** START DATA PROVIDED **

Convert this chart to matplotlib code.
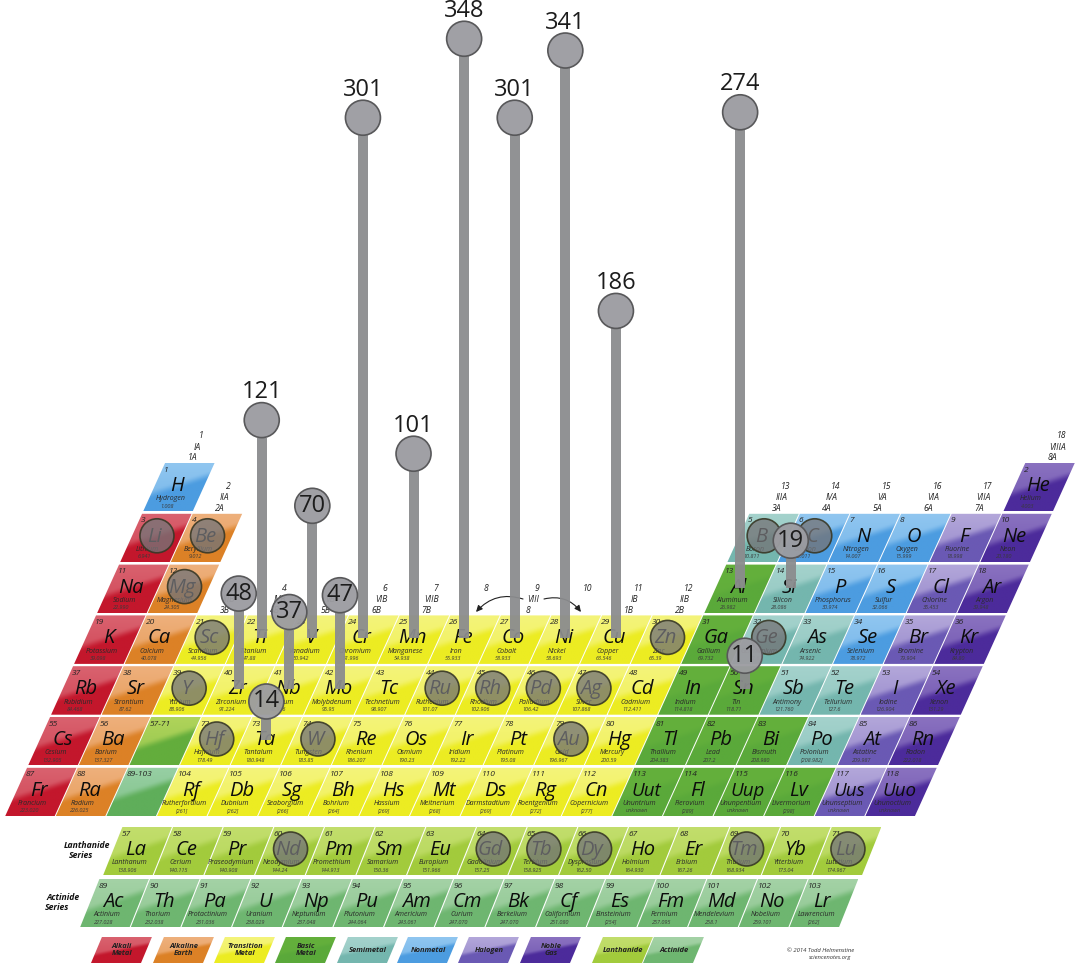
import numpy as np
import matplotlib
matplotlib.use("Agg")
import matplotlib.pyplot as plt
from matplotlib.patches import Polygon, Circle, FancyArrowPatch

plt.rcParams['font.family'] = ['Open Sans', 'DejaVu Sans']

# ---------- data ----------
main_numbers = [*range(1, 57), *range(72, 89), *range(104, 119)]
main_symbols = ("H He Li Be B C N O F Ne Na Mg Al Si P S Cl Ar "
                "K Ca Sc Ti V Cr Mn Fe Co Ni Cu Zn Ga Ge As Se Br Kr "
                "Rb Sr Y Zr Nb Mo Tc Ru Rh Pd Ag Cd In Sn Sb Te I Xe "
                "Cs Ba Hf Ta W Re Os Ir Pt Au Hg Tl Pb Bi Po At Rn "
                "Fr Ra Rf Db Sg Bh Hs Mt Ds Rg Cn Uut Fl Uup Lv Uus Uuo").split()
main_names = ("Hydrogen Helium Lithium Beryllium Boron Carbon Nitrogen Oxygen Fluorine Neon "
              "Sodium Magnesium Aluminum Silicon Phosphorus Sulfur Chlorine Argon "
              "Potassium Calcium Scandium Titanium Vanadium Chromium Manganese Iron Cobalt Nickel "
              "Copper Zinc Gallium Germanium Arsenic Selenium Bromine Krypton "
              "Rubidium Strontium Yttrium Zirconium Niobium Molybdenum Technetium Ruthenium Rhodium "
              "Palladium Silver Cadmium Indium Tin Antimony Tellurium Iodine Xenon "
              "Cesium Barium Hafnium Tantalum Tungsten Rhenium Osmium Iridium Platinum Gold Mercury "
              "Thallium Lead Bismuth Polonium Astatine Radon "
              "Francium Radium Rutherfordium Dubnium Seaborgium Bohrium Hassium Meitnerium "
              "Darmstadtium Roentgenium Copernicium Ununtrium Flerovium Ununpentium Livermorium "
              "Ununseptium Ununoctium").split()
main_masses = ("1.008 4.003 6.941 9.012 10.811 12.011 14.007 15.999 18.998 20.180 "
               "22.990 24.305 26.982 28.086 30.974 32.066 35.453 39.948 "
               "39.098 40.078 44.956 47.88 50.942 51.996 54.938 55.933 58.933 58.693 "
               "63.546 65.39 69.732 72.61 74.922 78.972 79.904 84.80 "
               "84.468 87.62 88.906 91.224 92.906 95.95 98.907 101.07 102.906 "
               "106.42 107.868 112.411 114.818 118.71 121.760 127.6 126.904 131.29 "
               "132.905 137.327 178.49 180.948 183.85 186.207 190.23 192.22 195.08 196.967 200.59 "
               "204.383 207.2 208.980 [208.982] 209.987 222.018 "
               "223.020 226.025 [261] [262] [266] [264] [269] [268] [269] [272] [277] "
               "unknown [289] unknown [298] unknown unknown").split()
main_groups = [1, 18, 1, 2, *range(13, 19), 1, 2, *range(13, 19),
               *range(1, 19), *range(1, 19),
               1, 2, *range(4, 19), 1, 2, *range(4, 19)]
main_periods = [1] * 2 + [2] * 8 + [3] * 8 + [4] * 18 + [5] * 18 + [6] * 17 + [7] * 17
main_kinds = ("N G A E S N N N H G A E B S N N H G "
              "A E T T T T T T T T T T B S S N H G "
              "A E T T T T T T T T T T B B S S H G "
              "A E T T T T T T T T T B B B S H G "
              "A E T T T T T T T T T B B B B H G").split()

lanth_symbols = "La Ce Pr Nd Pm Sm Eu Gd Tb Dy Ho Er Tm Yb Lu".split()
lanth_names = ("Lanthanum Cerium Praseodymium Neodymium Promethium Samarium Europium Gadolinium "
               "Terbium Dysprosium Holmium Erbium Thulium Ytterbium Lutetium").split()
lanth_masses = ("138.906 140.115 140.908 144.24 144.913 150.36 151.966 157.25 "
                "158.925 162.50 164.930 167.26 168.934 173.04 174.967").split()
actin_symbols = "Ac Th Pa U Np Pu Am Cm Bk Cf Es Fm Md No Lr".split()
actin_names = ("Actinium Thorium Protactinium Uranium Neptunium Plutonium Americium Curium "
               "Berkelium Californium Einsteinium Fermium Mendelevium Nobelium Lawrencium").split()
actin_masses = ("227.028 232.038 231.036 238.029 237.048 244.064 243.061 247.070 "
                "247.070 251.080 [254] 257.095 258.1 259.101 [262]").split()

stem_symbols = ["Fe", "Ni", "Cr", "Co", "Al", "Cu", "Ti", "Mn", "V", "Zr", "Mo", "Nb", "Si", "Ta", "Sn"]
stem_values = [348, 341, 301, 301, 274, 186, 121, 101, 70, 48, 47, 37, 19, 14, 11]
flat_symbols = ["Li", "Be", "Mg", "Sc", "Y", "Hf", "W", "Ru", "Rh", "Pd", "Ag", "Au", "Zn",
                "B", "C", "Ge", "Nd", "Gd", "Tb", "Dy", "Tm", "Lu"]

group_numbers = [str(i) for i in range(1, 19)]
group_roman = ["IA", "IIA", "IIIB", "IVB", "VB", "VIB", "VIIB", "", "VIII", "", "IB", "IIB",
               "IIIA", "IVA", "VA", "VIA", "VIIA", "VIIIA"]
group_cas = ["1A", "2A", "3B", "4B", "5B", "6B", "7B", "", "8", "", "1B", "2B",
             "3A", "4A", "5A", "6A", "7A", "8A"]
group_top_period = [1, 2, 4, 4, 4, 4, 4, 4, 4, 4, 4, 4, 2, 2, 2, 2, 2, 1]

legend_labels = ["Alkali\nMetal", "Alkaline\nEarth", "Transition\nMetal", "Basic\nMetal", "Semimetal",
                 "Nonmetal", "Halogen", "Noble\nGas", "Lanthanide", "Actinide"]
legend_kinds = ["A", "E", "T", "B", "S", "N", "H", "G", "L", "C"]

# dark (body) and light (gloss) colour per category
dark = {"A": "#c3172c", "E": "#dc8126", "T": "#ecec22", "B": "#5aa93a", "S": "#74b6ae",
        "N": "#4c9ce0", "H": "#6a59b4", "G": "#4c2b9b", "L": "#a2cb3c", "C": "#6eb670"}
light = {"A": "#d9626f", "E": "#eeb07c", "T": "#f4f47a", "B": "#64b03c", "S": "#a4d2cc",
         "N": "#90c6f0", "H": "#b3a7da", "G": "#8a72c0", "L": "#c2de6c", "C": "#a4d2a6"}

# ---------- geometry ----------
W, H, SK, PITCH = 49.5, 48.5, 0.4528, 50.6


def main_top(period):
    return 463 + 50.8 * (period - 1)


def main_left(group, y):
    return 5 + PITCH * (group - 1) + SK * (816.5 - y)


def rgb(c):
    return np.array(matplotlib.colors.to_rgb(c))


fig = plt.figure(figsize=(10.8, 9.66), dpi=100)
ax = fig.add_axes([0, 0, 1, 1])
ax.set_xlim(0, 1080)
ax.set_ylim(966, 0)
ax.axis("off")

V, U = np.mgrid[0:1:28j, 0:1:28j]


def cell(x_bl, y_top, w, h, sk, c_dark, c_light, z=1):
    """Glossy sheared cell; x_bl is the bottom-left corner."""
    dx = sk * h
    pts = [(x_bl + dx, y_top), (x_bl + dx + w, y_top), (x_bl + w, y_top + h), (x_bl, y_top + h)]
    t = np.clip((0.47 - 0.48 * (U - 0.5) - V) / 0.20 + 0.5, 0, 1)
    t = t * t * (3 - 2 * t) * (0.62 + 0.38 * (1 - V))
    img = (1 - t)[..., None] * rgb(c_dark) + t[..., None] * rgb(c_light)
    im = ax.imshow(img, extent=(x_bl, x_bl + dx + w, y_top + h, y_top), aspect="auto",
                   interpolation="bilinear", zorder=z)
    poly = Polygon(pts, closed=True, facecolor="none", edgecolor="none", transform=ax.transData)
    ax.add_patch(poly)
    im.set_clip_path(poly)
    return pts


centers = {}


def element(x_bl, y_top, sk, num, sym, name, mass, kind):
    cell(x_bl, y_top, W, H, sk, dark[kind], light[kind])
    left = lambda y: x_bl + sk * (y_top + H - y)
    cx = lambda y: left(y) + W / 2 - 3
    ax.text(left(y_top + 7) + 2, y_top + 7, str(num), fontsize=6, style="italic", color="#222",
            ha="left", va="center", zorder=3)
    fs = 14.5 if len(sym) < 3 else 13.5
    ax.text(cx(y_top + 23) + 1, y_top + 23, sym, fontsize=fs, style="italic", color="#0c0c0c",
            ha="center", va="center", zorder=3)
    ax.text(cx(y_top + 36), y_top + 36, name, fontsize=5.0, style="italic", color="#2a2a2a",
            ha="center", va="center", zorder=3)
    ax.text(cx(y_top + 43), y_top + 43, mass, fontsize=4.0, style="italic", color="#3a3a3a",
            ha="center", va="center", zorder=3)
    centers[sym] = (left(y_top + 24) + W / 2, y_top + 24)


# main table
for n, s, nm, m, g, p, k in zip(main_numbers, main_symbols, main_names, main_masses,
                                main_groups, main_periods, main_kinds):
    top = main_top(p)
    element(main_left(g, top + H), top, SK, n, s, nm, m, k)

# placeholder cells
for g, p, lab, cols in [(3, 6, "57-71", ("#63ad3c", "#b0d45a")), (3, 7, "89-103", ("#5fae5a", "#97cfa4"))]:
    top = main_top(p)
    cell(main_left(g, top + H), top, W, H, SK, cols[0], cols[1])
    ax.text(main_left(g, top + 7) + 2, top + 7, lab, fontsize=6, style="italic", color="#222",
            ha="left", va="center", zorder=3)

# f-block
for i in range(15):
    element(103 + 50.67 * i, 827, 0.40, 57 + i, lanth_symbols[i], lanth_names[i], lanth_masses[i], "L")
    element(80 + 50.67 * i, 879, 0.40, 89 + i, actin_symbols[i], actin_names[i], actin_masses[i], "C")

# group headers
for i in range(18):
    top = main_top(group_top_period[i])
    tl = main_left(i + 1, top)
    for txt, off, dy in [(group_numbers[i], 36, -27), (group_roman[i], 32, -16), (group_cas[i], 27, -5)]:
        if txt:
            ax.text(tl + off, top + dy, txt, fontsize=6.2, style="italic", color="#222",
                    ha="center", va="center", zorder=3)

# VIII arrows
arrow = dict(arrowstyle="-|>,head_length=2.5,head_width=1.2", color="#222", lw=0.8, zorder=3,
             shrinkA=0, shrinkB=0, mutation_scale=1.5)
ax.add_patch(FancyArrowPatch((523, 599), (476, 612), connectionstyle="arc3,rad=0.32", **arrow))
ax.add_patch(FancyArrowPatch((544, 599), (581, 612), connectionstyle="arc3,rad=-0.32", **arrow))

# series labels
for x, y, t in [(87, 846, "Lanthanide"), (81, 856, "Series"), (63, 897, "Actinide"), (57, 907, "Series")]:
    ax.text(x, y, t, fontsize=6.2, style="italic", weight="bold", color="#111", ha="center", va="center", zorder=3)

# legend
leg_x = [91, 153, 214, 275, 337, 397, 458, 520, 592, 643]
for x, lab, k in zip(leg_x, legend_labels, legend_kinds):
    wl = 50
    cell(x, 937, wl, 26, 0.42, dark[k], light[k])
    ax.text(x + 31, 950, lab, fontsize=5.4, style="italic", weight="bold", color="#222",
            ha="center", va="center", linespacing=1.15, zorder=3)

ax.text(854, 951, "© 2014 Todd Helmenstine", fontsize=4.2, style="italic", color="#333", ha="right", va="center")
ax.text(851, 957.5, "sciencenotes.org", fontsize=4.2, style="italic", color="#333", ha="right", va="center")

# flat markers
for s in flat_symbols:
    cx, cy = centers[s]
    ax.add_patch(Circle((cx + 1, cy - 2), 17, facecolor=(0.46, 0.46, 0.47, 0.78),
                        edgecolor=(0.22, 0.22, 0.15, 0.9), lw=1.2, zorder=4))

# lollipops: height above the element scales with value
PX_PER_UNIT = 1.68
RAD = 17.5
for s, v in zip(stem_symbols, stem_values):
    cx, cy = centers[s]
    yc = cy - 16 - PX_PER_UNIT * v
    ax.plot([cx, cx], [cy - 1, yc + RAD], color="#8b8c8e", lw=7.2, alpha=0.95,
            solid_capstyle="butt", zorder=5)
    ax.add_patch(Circle((cx, yc), RAD, facecolor=(0.61, 0.61, 0.63, 0.96),
                        edgecolor="#58585a", lw=1.2, zorder=6))
    ty = yc - 28 if v > 100 else yc
    ax.text(cx, ty, str(v), fontsize=17, color="#1c1c1c", ha="center", va="center", zorder=7)

fig.savefig("out.png", dpi=100)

** END DATA PROVIDED **

Skip the pictures, please, and transcribe only the lines from the beginning of the material through the one that contains "plt.rcParams['font.family'] = ['Open".

TASK RESPONSE:
Convert this chart to matplotlib code.
import numpy as np
import matplotlib
matplotlib.use("Agg")
import matplotlib.pyplot as plt
from matplotlib.patches import Polygon, Circle, FancyArrowPatch

plt.rcParams['font.family'] = ['Open Sans', 'DejaVu Sans']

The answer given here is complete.